Grief robs us of such a one-dimensional and rosy self-concept. Grief often involves feelings of anger, of being robbed of a loved one, of both missing someone and hating them at the same time, among other feelings. In the Teen Vogue article on the portrayal of grief in the movie, the columnist Stitch praises the film's open and non-judgmental portrayal of a young black woman's anger in the midst of grief, writing βSeeing Black women allowed to be openly and rightfully angry is so refreshing to me. Shuri's rage and thirst for vengeance in the face of feeling helpless after her brother's death and the murder of her mother was beyond cathartic,β Nia Shumake also highlighted how grief changes your everyday life, highlighting the ways in which each of the four leads attempted to deal with the loss of T'Challa throughout the movie, highlighting Shuri's workaholic tendencies. In my own experience of grief, I've found that the chaos of grief is the most difficult thing to come to grips with. As a person who often prides himself on a high degree of emotional intelligence and a member of the helping profession, I don't like feeling out of control, and I suspect that Shuri--a scientist who values reason and practicality for the greater good--is similarly foxed by such emotions.
It's the chaos of grief that she has been avoiding in her lab, that she's been avoiding in any interaction with her brother's memory or any spiritual journey with it. And it is this emotional chaos that is unavoidable on the Ancestral Plane. Once it is unleashed, Shuri is completely unable to deal with it. From her emotional outburst after taking the herb to her lashing out a M'Baku and into the final battle, Shuri is angry, reckless, selfish, short-sighted, rash. And she should be all of those things! This is a person dealing with unimaginable and chaotic grief. One of my pet peeves with the way that superhero films are sometimes approached is that characters should have the same emotional distance that we do.
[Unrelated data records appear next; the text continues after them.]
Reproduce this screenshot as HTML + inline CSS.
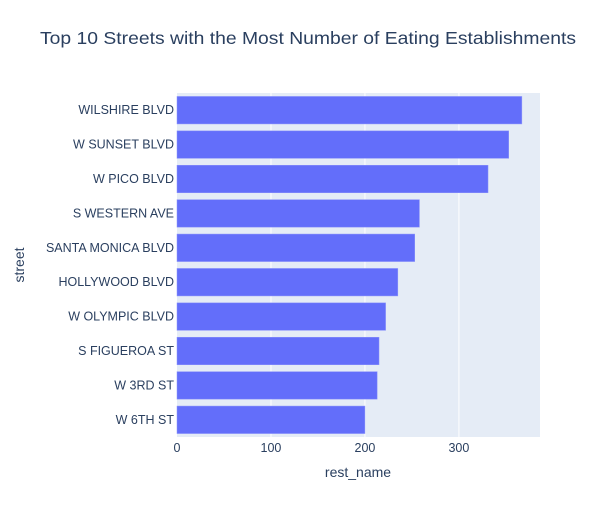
<!DOCTYPE html>
<html><head><meta charset="utf-8"><style>
body{margin:0;background:#fff;}
svg{font-family:"Liberation Sans",Arial,sans-serif;}
</style></head><body>
<svg id="c" width="602" height="500" xmlns="http://www.w3.org/2000/svg">
<rect width="602" height="500" fill="#fff"/>
<text x="40" y="44" textLength="536" lengthAdjust="spacingAndGlyphs" font-size="17.5" fill="#2a3f5f">Top 10 Streets with the Most Number of Eating Establishments</text>
<rect x="177" y="93" width="363" height="344" fill="#e5ecf6"/>
<g id="grid"></g><g id="bars"></g><g id="xt"></g><g id="yt"></g>
<text x="358" y="477" text-anchor="middle" font-size="14" fill="#2a3f5f">rest_name</text>
<text x="0" y="0" transform="translate(24,265) rotate(-90)" text-anchor="middle" font-size="14" fill="#2a3f5f">street</text>
</svg>
<script>
const categories=["WILSHIRE BLVD","W SUNSET BLVD","W PICO BLVD","S WESTERN AVE","SANTA MONICA BLVD","HOLLYWOOD BLVD","W OLYMPIC BLVD","S FIGUEROA ST","W 3RD ST","W 6TH ST"];
const values=[367,353,331,258,253,235,222,215,213,200];
const ticks=[0,100,200,300];
const NS="http://www.w3.org/2000/svg";
const x0=177,x1=540,y0=93,y1=437;
const xmax=Math.max(...values)*1.0526;
const xs=v=>x0+v/xmax*(x1-x0);
const band=(y1-y0)/categories.length;
const yc=i=>y0+band*(i+0.5);
function mk(t,a,p){const e=document.createElementNS(NS,t);for(const k in a)e.setAttribute(k,a[k]);p.appendChild(e);return e;}
const grid=document.getElementById('grid'),bars=document.getElementById('bars'),xt=document.getElementById('xt'),yt=document.getElementById('yt');
ticks.forEach(t=>{
  if(t>0){const g=mk('line',{x1:xs(t),x2:xs(t),y1:y0,y2:y1,stroke:'#fff','stroke-width':1},grid);
  
  }
  const l=mk('text',{x:xs(t),y:452,'text-anchor':'middle','font-size':12.5,fill:'#2a3f5f'},xt);
  l.textContent=t;
  
  
});
categories.forEach((c,i)=>{
  const h=band*0.8;
  const r=mk('rect',{x:x0,y:yc(i)-h/2,width:xs(values[i])-x0,height:h,fill:'#636efa',stroke:'#8f97fb','stroke-width':0.5},bars);
  
  
  const l=mk('text',{x:174,y:yc(i)+4,'text-anchor':'end','font-size':12.5,fill:'#2a3f5f'},yt);
  l.textContent=c;
  
  
});
</script>
</body></html>
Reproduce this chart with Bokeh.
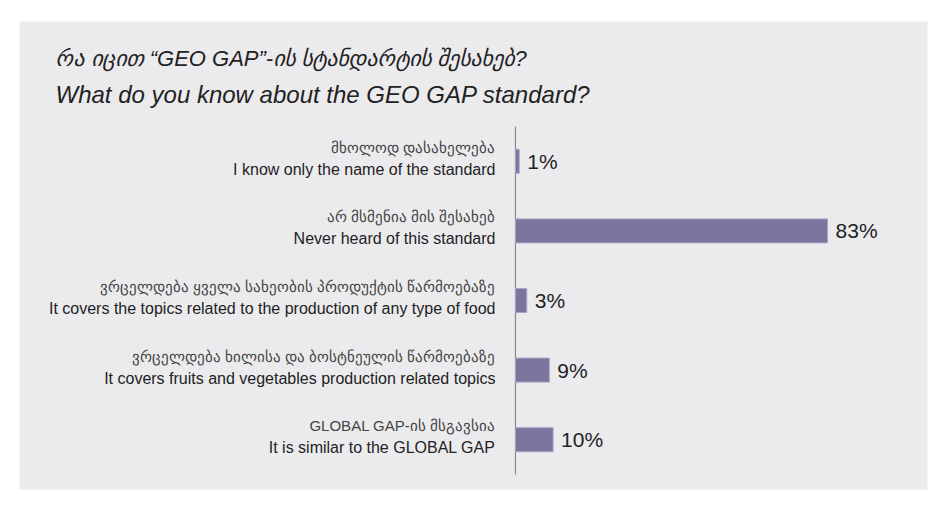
from bokeh.plotting import figure
from bokeh.models import Range1d, Label, ColumnDataSource
from bokeh.core.properties import value
from bokeh.embed import file_html
from bokeh.resources import INLINE

# ---- data ----
labels_ka = [
    "მხოლოდ დასახელება",
    "არ მსმენია მის შესახებ",
    "ვრცელდება ყველა სახეობის პროდუქტის წარმოებაზე",
    "ვრცელდება ხილისა და ბოსტნეულის წარმოებაზე",
    "GLOBAL GAP-ის მსგავსია",
]
labels_en = [
    "I know only the name of the standard",
    "Never heard of this standard",
    "It covers the topics related to the production of any type of food",
    "It covers fruits and vegetables production related topics",
    "It is similar to the GLOBAL GAP",
]
values = [1, 83, 3, 9, 10]
title_ka = "რა იცით “GEO GAP”-ის სტანდარტის შესახებ?"
title_en = "What do you know about the GEO GAP standard?"

idx = list(range(len(values)))
src = ColumnDataSource(dict(
    y=idx, v=values, ka=labels_ka, en=labels_en,
    vl=[f"{v}%" for v in values],
))

X0, X1 = -131.91, 109.58
Y_BOT, Y_TOP = 4.7155, -2.0086
W, H = 932, 497
p = figure(width=W, height=H, output_backend="svg", toolbar_location=None,
           x_axis_type=None, y_axis_type=None,
           x_range=Range1d(X0, X1), y_range=Range1d(Y_BOT, Y_TOP),
           min_border_left=19, min_border_top=21, min_border_right=5, min_border_bottom=8)
p.border_fill_color = "white"
p.background_fill_color = "#ebebee"
p.outline_line_color = None
p.grid.visible = False

# axis line
p.segment(x0=0, y0=-0.5, x1=0, y1=len(values) - 0.5, line_color="#8a8a8a", line_width=1.2)

# bars
p.hbar(y="y", left=0, right="v", height=0.345, source=src,
       fill_color="#7e759f", line_color="#aaa3c6", line_width=1)

# value labels
p.text(x="v", y="y", text="vl", source=src, x_offset=8, y_offset=0,
       text_baseline="middle", text_align="left",
       text_font=value("Liberation Sans"), text_font_size="21px", text_color="#222222")

# category labels
p.text(x=0, y="y", text="ka", source=src, x_offset=-20, y_offset=-14,
       text_baseline="middle", text_align="right",
       text_font=value("Liberation Sans"), text_font_size="15px", text_color="#444444")
p.text(x=0, y="y", text="en", source=src, x_offset=-20, y_offset=8,
       text_baseline="middle", text_align="right",
       text_font=value("Liberation Sans"), text_font_size="16px", text_color="#222222")

# titles (positioned in data units of the panel)
tx = X0 + 36 / 3.76
p.add_layout(Label(x=tx, y=Y_TOP + 37 / 69.6, text=title_ka,
                   text_font="Liberation Sans", text_font_style="italic",
                   text_font_size="22px", text_color="#222222", text_baseline="alphabetic"))
p.add_layout(Label(x=tx, y=Y_TOP + 73 / 69.6, text=title_en,
                   text_font="Liberation Sans", text_font_style="italic",
                   text_font_size="24px", text_color="#222222", text_baseline="alphabetic"))

open("out.html", "w").write(file_html(p, INLINE))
And so it's easy to say, 'they should have gotten over it,' or 'someone should have made better decisions, or thought more clearly.'
Wakanda Forever eschews that by showing a risky, but not horrible plan formulated under difficult circumstances by what is essentially an absolute monarch. The plan is bad, but no one outside of M'Baku and Nakia would say so, and it's clear that Shuri isn't listening. Thus the chaos extends to the battle where excellent soldiers almost pull off a daring plan, but have no plan B and subsequently find themselves in trouble. A daughter in grief having trapped her quarry in a perfect trap but underestimated how strong that quarry still is. A combatant fighting a more experienced fighter and having to eventually remember her own sense of savvy and strategy to get the upper hand, and finally, the choice between what seems like an emotionally satisfying death strike or a more rational and practical mercy. In this moment, Shuri's understanding of the similarities between herself and Namor, Wakanda and Talokan, followed by a reminder that acting on this information amidst the emotional chaos is the most authentic and cathartic solution saves the day. In a sense, Shuri finds herself within the chaos of grief and acts as she really wants to. This doesn't mean that the chaos has ended, just that she's found some bearings within it.
And isn't that just how grief is? For me, the chaos was years of drinking and self-destruction after my father passed, and getting my bearings took the form of seeking sobriety. For others, it's months spent sitting on the couch in a depressive haze until something new comes along that drags you back out. Still for others, it's isolation, blame, anger at the world. The chaos can take a number of forms. But as Shuri learns in the movie, the chaos of grief can never be fully avoided.